The real reason, Shah says, was the backward integration of manufacturing plastics in-house that gave a solid base to Spectrum’s packaging idea. “POP is cyclic, but the packaging is an ongoing, predictable business. Our intent is to go for a product-based line with innovation,” he says.
Rajgopal explains that for packaging, the company will utilise both the offset and screen thermoforming processes and of course, post-press.
The pre-owned Roland 706 six-colour plus coater Spectrum has invested in was used to produce security-based cards. So the machine is ready for speciality work like plastics, which will run UV-based inks. A refurbished die-cutting machine (Bobst) and folder-gluer will soon be installed.
Two new Sakurai screen printing presses have been installed, which will provide post-print effect to the packaging.
The cartons would range from 300 to 800 microns thickness. “We are looking at exclusive products because we may not be able to match the price of paperboard cartons. But our products would bring a new look and feel to the table,” says Rajgopal.
Spectrum will mostly be producing promotion packs. For example, if the FMCG is producing millions of mono carton packs, part of it will be PP. “We have been producing promotional packs for FMCG, which is used for different occasions,” says Shah.
Was there a market demand? “No,” says Rajagopal. “We create one for the market. We see the trend and the requirements, and always think on what new to introduce in the market. What next is the question that pushes us.”
Packaging with paper is a normal course, but Spectrum chose plastic because of the niche factor. “We will not be doing regular packaging. We will put thermoforming, or other processes of prints that are required for the packaging to stand out,” Shah explains. “Our packaging will be re-usable too. For example, these plastic packaging can be used as pencil stand or be used for other house-hold purposes.

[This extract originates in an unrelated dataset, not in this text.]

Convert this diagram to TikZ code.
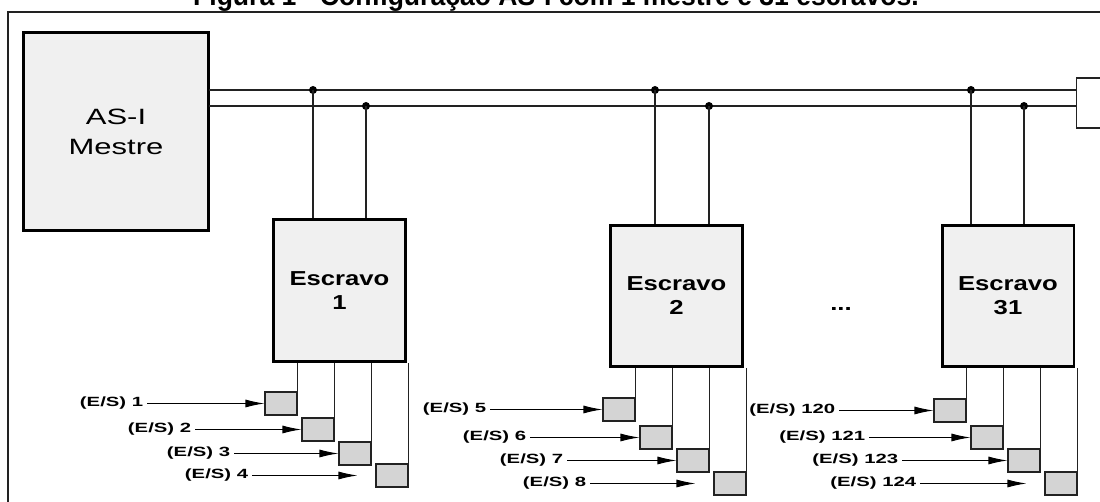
\documentclass[tikz,border=0pt]{standalone}
\usepackage{fontspec}
\setmainfont{Liberation Sans}
\newfontfamily\titlefont[FakeStretch=0.95]{Liberation Sans}
\newfontfamily\masterfont[FakeStretch=1.4]{Liberation Sans}
\newfontfamily\slavefont[FakeStretch=1.27]{Liberation Sans}
\newfontfamily\iofont[FakeStretch=1.52]{Liberation Sans}
\usetikzlibrary{arrows.meta}
\definecolor{boxgray}{HTML}{F0F0F0}
\definecolor{iogray}{HTML}{D4D4D4}
\definecolor{linegray}{HTML}{222222}
\tikzset{
  master/.style={draw, line width=1.7pt, fill=boxgray, minimum width=3.72cm, minimum height=3.98cm,
    align=center, font=\masterfont\fontsize{12.6}{17}\selectfont},
  slave/.style={draw, line width=1.7pt, fill=boxgray, minimum width=2.64cm, minimum height=2.84cm,
    align=center, font=\slavefont\bfseries\fontsize{11.5}{13.6}\selectfont},
  iobox/.style={draw=linegray, line width=0.6pt, fill=iogray, minimum width=0.64cm, minimum height=0.46cm, inner sep=0pt},
  iolabel/.style={font=\iofont\bfseries\fontsize{7.6}{9}\selectfont, inner xsep=2pt, inner ysep=0pt},
  busdot/.style={circle, fill, inner sep=0pt, minimum size=0.16cm},
  seta/.style={-{Latex[length=3.8mm, width=1.6mm]}, line width=0.6pt},
  wire/.style={line width=0.6pt, draw=linegray}
}
\begin{document}
\begin{tikzpicture}[x=0.02cm, y=-0.02cm]
    \useasboundingbox (0,0) rectangle (1100,502);
    \clip (0,0) rectangle (1100,502);

    %title (cut at the top)
    \node[font=\titlefont\bfseries\fontsize{15.9}{18}\selectfont, anchor=base, inner sep=0pt] (title) at (556,6)
      {Figura 1 - Configuração AS-I com 1 mestre e 31 escravos.};

    %frame
    \draw[line width=0.8pt, linegray] (8,12) rectangle (1115,515);

    %master and slaves
    \node[master] (mestre) at (116,131.5) {AS-I\\Mestre};
    \node[slave] (s1) at (339.5,290.5) {Escravo\\1};
    \node[slave] (s2) at (676.5,296) {Escravo\\2};
    \node[slave] (s3) at (1008,296) {Escravo\\31};
    \node[font=\slavefont\bfseries\fontsize{11.5}{13.6}\selectfont] (dots) at (841,309) {...};

    %bus
    \node[draw=linegray, line width=0.6pt, fill=white, minimum width=0.86cm, minimum height=1cm] (term) at (1098,103) {};
    \coordinate (busA) at (209,90);
    \coordinate (busB) at (209,106);
    \draw[wire] (busA) -- (busA -| term.west);
    \draw[wire] (busB) -- (busB -| term.west);

    %taps
    \node[busdot] (d1a) at (313,90) {};
    \node[busdot] (d1b) at (366,106) {};
    \node[busdot] (d2a) at (655,90) {};
    \node[busdot] (d2b) at (709,106) {};
    \node[busdot] (d3a) at (971,90) {};
    \node[busdot] (d3b) at (1024,106) {};
    \foreach \d/\s in {d1a/s1,d1b/s1,d2a/s2,d2b/s2,d3a/s3,d3b/s3}
      \draw[wire] (\d.center) -- (\d |- \s.north);

    %inputs/outputs escravo 1
    \foreach \n/\xr/\yo/\sh [count=\i from 0] in {1/147/30/0pt, 2/195/56/0pt, 3/234/80/0pt, 4/252/102/0.36cm}{
      \node[iobox] (o\n) at ({273-8+37*\i+16},{362+\yo+11.5}) {};
      \draw[wire] (o\n.north east) -- (o\n.north east |- s1.south);
      \node[iolabel, anchor=east] (e\n) at (\xr,{362+\yo+11.5}) {(E/S) \n};
      \draw[seta, shorten >=\sh] (e\n) -- (o\n);
    }

    %inputs/outputs escravo 2
    \foreach \n/\xr/\yo/\sh [count=\i from 0] in {5/490/31/0pt, 6/530/59/0pt, 7/567/82/0pt, 8/590/105/0.36cm}{
      \node[iobox] (o\n) at ({611-8+37*\i+16},{367+\yo+11.5}) {};
      \draw[wire] (o\n.north east) -- (o\n.north east |- s2.south);
      \node[iolabel, anchor=east] (e\n) at (\xr,{367+\yo+11.5}) {(E/S) \n};
      \draw[seta, shorten >=\sh] (e\n) -- (o\n);
    }

    %inputs/outputs escravo 31
    \foreach \n/\xr/\yo/\sh [count=\i from 0] in {120/839/32/0pt, 121/869/59/0pt, 123/902/82/0pt, 124/920/105/0.36cm}{
      \node[iobox] (o\n) at ({942-8+37*\i+16},{367+\yo+11.5}) {};
      \draw[wire] (o\n.north east) -- (o\n.north east |- s3.south);
      \node[iolabel, anchor=east] (e\n) at (\xr,{367+\yo+11.5}) {(E/S) \n};
      \draw[seta, shorten >=\sh] (e\n) -- (o\n);
    }
\end{tikzpicture}
\end{document}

What are the advantages of using plastic in packaging? Plastic is transparent, so the product will be visible, effectively reducing the process of window patching. It is waterproof. Plus, it has the advantage of weight and its non-tearable. “A thin sheet of plastic can have an equivalent strength of a thick paperboard. The load capacity is better even in a lower micron plastic carton,” Shah says. “Packaging is engineering and when it comes to plastic packaging it is even more. You have to plan it better.”
Spectrum is in the process of re-engineering the complete set-up by bringing in modules right from bottom to top – segregating operations, training, R&D, as well as expert guidance that will help create a network more suited to its business in the next decade or so.
The company’s four units in Vasai’s industrial area spread across one-lakh sq/ft space are being streamlined.
“We see the client’s requirements. If we supply the same thermoformed product, the excitement levels may fade. There was a strong thinking that this re-engineering was going to be needed because we have to create something new every time,” says Shah.
Spectrum would perhaps be the only printer producing print jobs using the three processes – screen, digital and offset on plastic, extending it to metal and wood too.
And training is a big part of this re-engineering. “We knew that the type of people we need to carry out our work would have to be skilled. We developed a team and trained them. Even today, training is a regular process. We always say we are at zero, we want to learn more,” says Rajgopal.
Rajgopal adds that in a male-dominated industry, Spectrum prides on its inclusiveness, with 35 women employee representing a substantial number in its workforce.
And it is this inclusiveness that is driving Shah, Rajgopal and their team to excel. There are other attributes too. Back in 1987-88, Spectrum became popular as a conventional pre-press house, which helped leap into CTP, then screen printing, digital, thermoforming and offset. Now it hopes to stand for something larger in the world of packaging.